THE LAST time I saw Gruff Rhys live, seven or eight years ago, during the encore he strapped himself into an airline pilot’s seat to perform ‘Skylon!’ – a 15-minute meditation on plane journeys with “mediocre movies and frivolous magazines”.
Then there was his 2011 album ‘Hotel Shampoo’ – the title referencing Rhys’ habit of hoarding miniature shampoo bottles and other hotel room products when touring.
So it would have been foolish to expect anything too conventional when the masterful Welsh storyteller ambled on stage at Mareel on Thursday night.
It may have been a one-man show, but it was anything but one-dimensional. In addition to a guitar he drew upon an abundance of gadgets, including electronic samplers, a metronome and a turntable offering up dubstep percussion.
Also central to proceedings was an iPad, used to control a primitive PowerPoint projection Rhys had put together to illustrate the story of Welsh explorer John Evans.
The Super Furry Animals frontman believes Evans may have been an ancestor, and he became both inspiration and subject for the concept LP ‘American Interior’ – released earlier this year in album, book, film and bilingual app formats.
Rhys traced the explorer’s eighteenth century steps from Cardiff, via London, to North America in an ultimately futile effort to locate a lost tribe of Welsh-speaking Americans.
A charming, amusing documentary shot during his 2012 nine-date “investigative tour” in search of more snippets about Evans’ life was shown prior to last night’s gig. It was followed by a Q&A with doyen of all things Screenplay Kathy Hubbard, who was instrumental in persuading Rhys to come to Shetland.
Beautifully shot in monochrome, with cleverly deployed dots of colour every so often, the Dylan Goch-directed film is undoubtedly a triumph. It’s also sure to leave many viewers pining for North America’s wide expanses.
It tells how Rhys, in his inimitably daft-yet-sincere style, took a Muppets-esque figurine of what he imagined Evans would have looked like across the US from Baltimore to Memphis.
Between leaving behind life as a 22 year old farm labourer in Wales to search for the mythical tribe and his death in New Orleans, aged only 29, it seems Evans managed to pack in quite a life. He became a cartographer of some renown, contracted malaria, got arrested and imprisoned, encountered alligators and snakes, endured poverty and survived attempted murder.
Rhys managed to breathlessly condense much of that into one of the resulting album’s standouts, ‘100 Unread Messages’. A breezy slice of foot-tapping rockabilly on record, stripped back to acoustic guitar and (literally) metronomic percussion it worked brilliantly too – bringing its composer’s witty lyrics and innate sense of melody to the fore.

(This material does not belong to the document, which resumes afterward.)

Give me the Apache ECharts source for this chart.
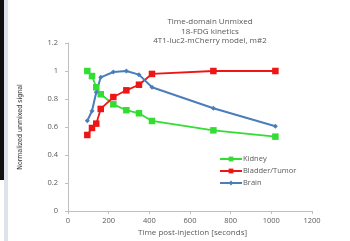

Early on the slightly unnerving-looking felt puppet of Evans was brought on stage, from where he looked on as Rhys realised his iPad battery was running low – adding tension to the evening, he joked, wondering “how fast can I do this show?”

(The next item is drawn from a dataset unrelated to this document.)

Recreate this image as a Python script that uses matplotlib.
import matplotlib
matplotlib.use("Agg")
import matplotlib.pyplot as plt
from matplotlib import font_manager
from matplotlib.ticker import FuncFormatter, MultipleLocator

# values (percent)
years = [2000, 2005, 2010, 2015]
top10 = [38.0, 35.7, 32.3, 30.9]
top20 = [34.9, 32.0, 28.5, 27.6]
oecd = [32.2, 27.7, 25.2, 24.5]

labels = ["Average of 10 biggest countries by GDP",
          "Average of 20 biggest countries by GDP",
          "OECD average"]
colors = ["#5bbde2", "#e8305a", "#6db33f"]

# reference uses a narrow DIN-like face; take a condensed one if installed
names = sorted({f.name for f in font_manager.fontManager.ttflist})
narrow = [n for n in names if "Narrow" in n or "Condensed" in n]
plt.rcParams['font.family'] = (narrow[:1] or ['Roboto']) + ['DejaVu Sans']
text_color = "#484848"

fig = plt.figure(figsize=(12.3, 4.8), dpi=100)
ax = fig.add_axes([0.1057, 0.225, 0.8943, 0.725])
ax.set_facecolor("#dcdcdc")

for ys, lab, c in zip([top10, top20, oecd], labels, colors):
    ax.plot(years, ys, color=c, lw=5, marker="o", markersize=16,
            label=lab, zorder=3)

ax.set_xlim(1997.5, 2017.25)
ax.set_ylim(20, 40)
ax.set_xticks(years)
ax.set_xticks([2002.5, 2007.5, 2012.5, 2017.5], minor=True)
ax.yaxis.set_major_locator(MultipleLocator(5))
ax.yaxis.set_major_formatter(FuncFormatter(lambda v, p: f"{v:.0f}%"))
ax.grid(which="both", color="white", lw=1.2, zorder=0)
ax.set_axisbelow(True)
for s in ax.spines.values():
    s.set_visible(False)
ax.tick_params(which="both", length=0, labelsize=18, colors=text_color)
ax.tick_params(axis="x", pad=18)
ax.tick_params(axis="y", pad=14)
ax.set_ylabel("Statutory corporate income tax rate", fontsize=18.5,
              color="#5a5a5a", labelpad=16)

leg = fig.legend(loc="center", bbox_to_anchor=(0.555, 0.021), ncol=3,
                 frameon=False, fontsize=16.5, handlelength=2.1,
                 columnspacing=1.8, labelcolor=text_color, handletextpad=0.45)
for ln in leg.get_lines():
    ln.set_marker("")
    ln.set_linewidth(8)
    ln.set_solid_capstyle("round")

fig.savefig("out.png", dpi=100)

Evans crossed the Atlantic chasing a mythical tribe, and you suspect the odd myth or three might have sneaked into Rhys’ whimsical re-telling of the story too – though that simply added to the charm.
He delivered a playful 80-minute set laced with deadpan humour and brimming with creative spark and originality, with highlights including the mesmeric title track to ‘American Interior’.
The ever-engaging singer dipped into his native Welsh tongue for ‘Gyrru Gyrru Gyrru’ (it means ‘Driving Driving Driving’), then raided his back catalogue for the majestic ‘If We Were Words (We Would Rhyme)’.
During the encore his iPad finally gave up as Rhys launched into ‘The Last Conquistador’. “A combination of disease and confusion; my whole life’s work was just an illusion”, he sang.
The lyrics wistfully dwell on how Evans never achieved what he set out to. But, as Rhys explained following the film, that didn’t really matter because he did achieve so many other things – just like the young Gruff, who dreamt of being an astronaut, ended up becoming a pop singer.
A badly executed concept album would be enough to alienate the most devout of fans. But with ‘American Interior’ Rhys has delivered a fascinating, adventurous and consummate piece of work.
Quite what anyone who went along last night hoping to hear a few old Super Furries tunes will have made of it is unclear.
But to these ears and eyes, the slightly ramshackle show cemented Rhys’ place as one of the UK’s most treasured, idiosyncratically gifted songwriters, and we’re very lucky indeed to have enjoyed a magical evening in his company.